Again with the intuition and empathy. Orion chose to look behind the curtain and allow his natural curiosity to take him places his peers never dared to go. He didn’t set out to lead a revolution. He didn’t waltz in and play savior. Orion merely followed his curiosity and realized he had the means to help Megatron’s movement in specific ways. He said through his actions: “Okay, I see where this is going, and I’m here. Show me what I need to know so that, perhaps, I can make this easier for all of us.” Orion never implied that they owed him for his contributions to the cause. It was his hope to make a difference and prevent a violent uprising by showing Megatron and other lower-caste bots that he, as an upper caste bot, was willing to use his higher position to work toward the common goal of societal change.
However, he was just one guy. It wasn’t enough for Megatron and the others, and Orion had to learn that the hard way. It’s not that he failed. He followed his intuition and did his best. It’s just a fact of life that, oftentimes, one person’s best isn’t good enough.
Librarian to Luminary
As he left my study, we were both stunned to see that the data clerks had come to the atrium outside, every single one of them. They stood in a double row, perfectly silent, having come just to see their former colleague and to pay their respects to what he had become.

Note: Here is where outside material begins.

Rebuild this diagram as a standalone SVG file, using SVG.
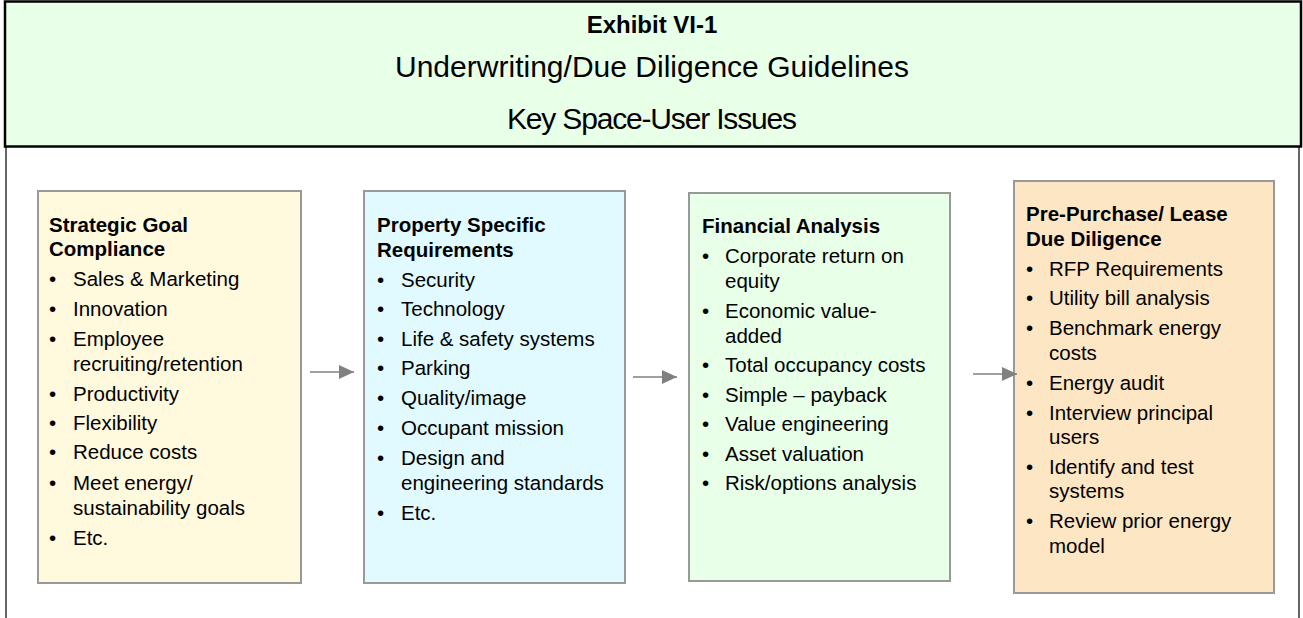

For Optimus Prime it must have been a moment of intense and conflicting emotion. He has not spoken of it to me; since he left at that moment, he has been absorbed in the skirmishes around the perimeter of Iacon. The clerks glean every bit of data about his actions hungrily, as if it were Energon itself that they might nourish themselves with. Some of them would get up and fight if it were permitted, but as I have written, they are all either created not to fight or have been so damaged that field repairs cannot refit them for the battlefield.
If Soundwave had been present during this moment and read Optimus’ thoughts and feelings, I think Cybertronian history might have taken a much different path. Optimus did not choose to become a leader or a figurehead. Perhaps that made him weak in the eyes of those like Soundwave and Megatron, but Optimus was able to see what they could not—that the conflict was likely to end in a Pyrrhic victory.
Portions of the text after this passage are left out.